* Directions for this task *
Leaving out the pictures, retype the lines from the beginning of the listing through the line containing "import plotly.graph_objects as go".

* Source excerpt *
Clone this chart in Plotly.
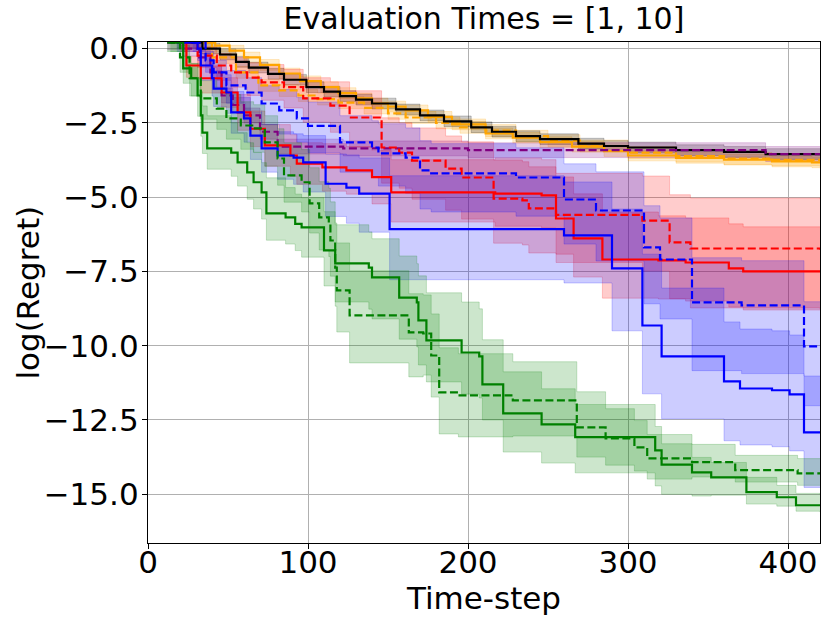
import plotly.graph_objects as go

# ---------------- data (step breakpoints) ----------------
K_X = [18, 34, 45, 55, 63, 75, 85, 99, 110, 120, 130, 140, 155, 170, 185, 202, 215, 230, 245, 269, 285, 300, 330, 360, 386, 420]
K_Y = [0.2, 0.0, -0.2, -0.45, -0.64, -0.85, -1.05, -1.3, -1.45, -1.6, -1.72, -1.85, -2.05, -2.25, -2.45, -2.65, -2.8, -2.95, -3.05, -3.2, -3.28, -3.33, -3.42, -3.48, -3.55, -3.55]
K_BAND = 0.18

OS_X = [30, 42, 51, 60, 70, 82, 95, 108, 119, 130, 140, 150, 161, 175, 190, 211, 228, 245, 265, 285, 300, 330, 360, 390, 415, 420]
OS_Y = [0.2, 0.1, -0.07, -0.3, -0.55, -0.84, -1.1, -1.3, -1.5, -1.68, -1.85, -1.95, -2.08, -2.3, -2.55, -2.86, -3.0, -3.15, -3.3, -3.45, -3.6, -3.68, -3.74, -3.8, -3.83, -3.85]
OS_BAND = 0.18

OD_X = [25, 40, 55, 69, 82, 94, 106, 119, 135, 150, 161, 180, 195, 211, 230, 250, 270, 300, 330, 360, 390, 420]
OD_Y = [0.2, -0.3, -0.8, -1.24, -1.41, -1.58, -1.7, -1.82, -2.0, -2.18, -2.32, -2.5, -2.65, -2.76, -2.95, -3.1, -3.28, -3.5, -3.62, -3.7, -3.75, -3.78]
OD_BAND = 0.2

PD_X = [12, 22, 32, 39, 46, 53, 60, 70, 81, 122, 200, 386, 420]
PD_Y = [0.2, 0.0, -0.3, -0.8, -1.58, -1.9, -2.25, -2.8, -3.3, -3.36, -3.42, -3.55, -3.55]
PD_BAND = 0.25

RS_X = [20, 24, 33, 46, 56, 64, 73, 89, 93, 109, 124, 140, 152, 217, 246, 255, 266, 284, 319, 336, 363, 372, 420]
RS_Y = [0.2, -0.57, -1.0, -1.48, -2.15, -2.7, -3.26, -3.6, -3.87, -4.0, -4.1, -4.33, -4.84, -4.88, -4.94, -5.72, -6.39, -7.1, -7.13, -7.2, -7.4, -7.5, -7.5]
RS_UP = [0.1, 0.3, 0.4, 0.5, 0.6, 0.6, 0.7, 0.7, 0.7, 0.8, 0.8, 0.9, 1.1, 1.2, 1.2, 1.4, 1.5, 1.6, 1.5, 1.5, 1.5, 1.5, 1.5]
RS_DN = [0.3, 0.4, 0.5, 0.5, 0.6, 0.6, 0.7, 0.7, 0.7, 0.8, 0.8, 0.9, 1.0, 1.1, 1.1, 1.2, 1.3, 1.3, 1.3, 1.3, 1.3, 1.3, 1.3]

RD_X = [22, 31, 43, 52, 62, 71, 85, 97, 114, 126, 146, 157, 165, 186, 196, 216, 234, 238, 255, 309, 326, 339, 420]
RD_Y = [0.2, -0.24, -0.57, -0.8, -0.98, -1.14, -1.3, -1.68, -1.92, -2.32, -3.33, -3.5, -3.77, -4.04, -4.34, -5.05, -5.11, -5.38, -5.6, -5.79, -6.52, -6.73, -6.77]
RD_UP = [0.1, 0.3, 0.4, 0.5, 0.5, 0.6, 0.6, 0.7, 0.8, 0.9, 1.0, 1.0, 1.1, 1.1, 1.2, 1.3, 1.3, 1.4, 1.4, 1.5, 1.6, 1.7, 1.7]
RD_DN = [0.3, 0.4, 0.5, 0.5, 0.6, 0.6, 0.7, 0.8, 0.9, 1.0, 1.2, 1.2, 1.3, 1.4, 1.4, 1.5, 1.5, 1.5, 1.6, 1.7, 1.9, 2.0, 2.0]

BS_X = [18, 31, 33, 40, 41, 49, 52, 60, 64, 71, 81, 91, 97, 111, 124, 132, 151, 260, 290, 309, 321, 360, 370, 390, 401, 410, 420]
BS_Y = [0.2, 0.0, -0.57, -1.0, -1.35, -1.48, -2.15, -2.35, -2.93, -3.36, -3.6, -3.67, -3.83, -4.55, -4.68, -4.88, -6.08, -6.29, -7.4, -9.32, -10.36, -11.2, -11.44, -11.5, -11.64, -12.92, -12.92]
BS_UP = [0.1, 0.3, 0.4, 0.5, 0.6, 0.6, 0.7, 0.7, 0.8, 0.8, 0.8, 0.8, 0.9, 1.0, 1.1, 1.2, 1.8, 1.8, 2.0, 2.4, 2.3, 2.0, 2.0, 2.0, 2.0, 1.9, 1.9]
BS_DN = [0.3, 0.4, 0.5, 0.6, 0.6, 0.7, 0.7, 0.8, 0.8, 0.8, 0.8, 0.9, 1.0, 1.1, 1.2, 1.3, 1.7, 1.6, 2.1, 2.3, 2.1, 2.0, 1.9, 1.9, 1.9, 1.85, 1.85]

BD_X = [28, 36, 41, 49, 61, 71, 82, 93, 100, 120, 140, 144, 161, 170, 177, 230, 260, 280, 310, 320, 340, 371, 410, 420]
BD_Y = [0.2, -0.4, -0.8, -1.24, -1.48, -1.85, -2.08, -2.35, -2.6, -3.16, -3.33, -3.53, -3.67, -4.1, -4.2, -4.34, -5.08, -5.45, -6.69, -7.1, -8.54, -8.64, -10.02, -10.02]
BD_UP = [0.1, 0.3, 0.4, 0.5, 0.5, 0.6, 0.7, 0.7, 0.8, 0.9, 0.9, 1.0, 1.0, 1.0, 1.0, 1.0, 1.2, 1.3, 1.4, 1.4, 1.5, 1.5, 1.5, 1.5]
BD_DN = [0.3, 0.4, 0.5, 0.6, 0.6, 0.7, 0.8, 0.8, 0.9, 1.0, 1.0, 1.1, 1.2, 1.3, 1.3, 1.3, 1.5, 1.7, 1.9, 2.0, 2.3, 2.3, 2.0, 2.0]

GS_X = [14, 22, 27, 31, 33, 34, 37, 52, 56, 62, 66, 71, 74, 86, 92, 96, 110, 117, 138, 140, 157, 168, 169, 174, 196, 207, 209, 222, 246, 267, 317, 321, 340, 352, 374, 393, 405, 420]
GS_Y = [0.2, -0.67, -1.0, -1.58, -2.25, -2.83, -3.36, -3.5, -3.83, -4.17, -4.5, -4.84, -5.55, -5.68, -5.9, -6.02, -6.79, -7.23, -7.37, -7.7, -8.38, -8.54, -9.15, -9.82, -10.23, -10.36, -11.3, -12.28, -12.65, -13.08, -13.52, -14.0, -14.26, -14.43, -14.93, -15.1, -15.37, -15.4]
GS_UP = [0.0, 0.4, 0.5, 0.6, 0.8, 0.9, 1.1, 1.0, 1.0, 1.0, 1.0, 1.0, 1.2, 1.0, 1.0, 1.0, 1.3, 1.3, 1.2, 1.3, 1.4, 1.3, 1.5, 1.6, 1.7, 1.6, 1.5, 1.4, 1.2, 1.1, 0.8, 0.7, 0.5, 0.5, 0.5, 0.4, 0.4, 0.4]
GS_DN = [0.3, 0.5, 0.6, 0.7, 0.7, 0.7, 0.7, 0.8, 0.8, 0.9, 0.9, 0.9, 0.9, 0.9, 0.9, 1.0, 1.2, 1.3, 1.4, 1.4, 1.4, 1.5, 1.5, 1.4, 1.4, 1.4, 1.2, 1.3, 1.3, 1.2, 1.2, 1.0, 0.8, 0.6, 0.4, 0.3, 0.2, 0.2]

GD_X = [12, 20, 26, 33, 43, 49, 58, 66, 73, 81, 85, 96, 101, 107, 113, 114, 117, 118, 126, 163, 172, 177, 182, 194, 228, 268, 286, 304, 312, 340, 367, 406, 420]
GD_Y = [0.2, -0.3, -1.0, -1.68, -2.02, -2.35, -2.59, -2.69, -3.16, -3.7, -4.27, -4.5, -5.21, -5.68, -5.9, -6.46, -7.37, -8.14, -8.98, -9.55, -9.59, -10.33, -11.57, -11.67, -11.84, -12.75, -13.12, -13.42, -13.79, -13.92, -14.19, -14.3, -14.3]
GD_UP = [0.1, 0.4, 0.5, 0.6, 0.7, 0.8, 0.8, 0.8, 0.9, 1.0, 1.1, 1.1, 1.2, 1.2, 1.2, 1.3, 1.5, 1.6, 1.5, 1.3, 1.3, 1.4, 1.5, 1.4, 1.3, 1.2, 1.0, 0.9, 0.8, 0.6, 0.5, 0.5, 0.5]
GD_DN = [0.3, 0.5, 0.6, 0.7, 0.7, 0.7, 0.8, 0.8, 0.8, 0.9, 0.9, 1.0, 1.0, 1.1, 1.1, 1.2, 1.3, 1.4, 1.6, 1.5, 1.4, 1.4, 1.4, 1.4, 1.2, 1.0, 0.9, 0.8, 0.7, 0.5, 0.4, 0.4, 0.4]

X_TICKS = [0, 100, 200, 300, 400]
Y_TICKS = [0.0, -2.5, -5.0, -7.5, -10.0, -12.5, -15.0]
Y_TICK_TEXT = ["0.0", "\u22122.5", "\u22125.0", "\u22127.5", "\u221210.0", "\u221212.5", "\u221215.0"]

RGB = {"black": (0, 0, 0), "orange": (255, 165, 0), "purple": (128, 0, 128),
       "red": (255, 0, 0), "blue": (0, 0, 255), "green": (0, 128, 0)}


def rgba(name, a):
    r, g, b = RGB[name]
    return f"rgba({r},{g},{b},{a})"


SERIES = [
    (OS_X, OS_Y, OS_BAND, OS_BAND, "orange", False),
    (OD_X, OD_Y, OD_BAND, OD_BAND, "orange", True),
    (K_X, K_Y, K_BAND, K_BAND, "black", False),
    (PD_X, PD_Y, PD_BAND, PD_BAND, "purple", True),
    (RS_X, RS_Y, RS_UP, RS_DN, "red", False),
    (RD_X, RD_Y, RD_UP, RD_DN, "red", True),
    (BS_X, BS_Y, BS_UP, BS_DN, "blue", False),
    (BD_X, BD_Y, BD_UP, BD_DN, "blue", True),
    (GS_X, GS_Y, GS_UP, GS_DN, "green", False),
    (GD_X, GD_Y, GD_UP, GD_DN, "green", True),
]

fig = go.Figure()

# shaded bands first
for x, y, up, dn, color, dashed in SERIES:
    if not isinstance(up, list):
        up = [up] * len(y)
    if not isinstance(dn, list):
        dn = [dn] * len(y)
    upper = [a + b for a, b in zip(y, up)]
    lower = [a - b for a, b in zip(y, dn)]
    edge = dict(width=0.8, color=rgba(color, 0.25), shape="hv")
    fig.add_trace(go.Scatter(x=x, y=upper, mode="lines", line=edge,
                             showlegend=False, hoverinfo="skip"))
    fig.add_trace(go.Scatter(x=x, y=lower, mode="lines", line=edge, fill="tonexty",
                             fillcolor=rgba(color, 0.2), showlegend=False, hoverinfo="skip"))

# mean lines on top
for x, y, up, dn, color, dashed in SERIES:
    fig.add_trace(go.Scatter(x=x, y=y, mode="lines",
                             line=dict(width=2.2, color=rgba(color, 1), shape="hv",
                                       dash="8px,3.5px" if dashed else "solid"),
                             showlegend=False))

FONT = "DejaVu Sans"
W, H = 831, 629
L, R, T, B = 148, 11, 42, 86
axis_common = dict(showgrid=True, gridcolor="#b0b0b0", gridwidth=1,
                   showline=True, linecolor="black", linewidth=1.3, mirror=True,
                   ticks="outside", ticklen=5, tickwidth=1.2, tickcolor="black",
                   zeroline=False, automargin=False,
                   tickfont=dict(family=FONT, size=31, color="black"))

fig.update_layout(
    width=W, height=H,
    margin=dict(l=L, r=R, t=T, b=B),
    paper_bgcolor="white", plot_bgcolor="white",
    font=dict(family=FONT, color="black"),
    title=dict(text="Evaluation Times = [1, 10]", x=0.5, xref="paper",
               y=1 - 18 / H, yref="container", yanchor="middle", xanchor="center",
               font=dict(family=FONT, size=30, color="black")),
    xaxis=dict(range=[0, 420], tickvals=X_TICKS, ticktext=[str(v) for v in X_TICKS],
               ticklabelstandoff=-13,
               title=dict(text="Time-step", font=dict(family=FONT, size=31), standoff=4),
               **axis_common),
    yaxis=dict(range=[-16.64, 0.22], tickvals=Y_TICKS, ticktext=Y_TICK_TEXT,
               ticklabelstandoff=-3, **axis_common),
    annotations=[dict(text="log(Regret)", textangle=-90, showarrow=False,
                      xref="paper", yref="paper",
                      x=(27 - L) / (W - L - R), y=0.5,
                      xanchor="center", yanchor="middle",
                      font=dict(family=FONT, size=31, color="black"))],
)

fig.write_html("out.html", config={"displayModeBar": False},
               post_script="document.body.style.margin='0';document.body.style.overflow='hidden';")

* Task output *
Clone this chart in Plotly.
import plotly.graph_objects as go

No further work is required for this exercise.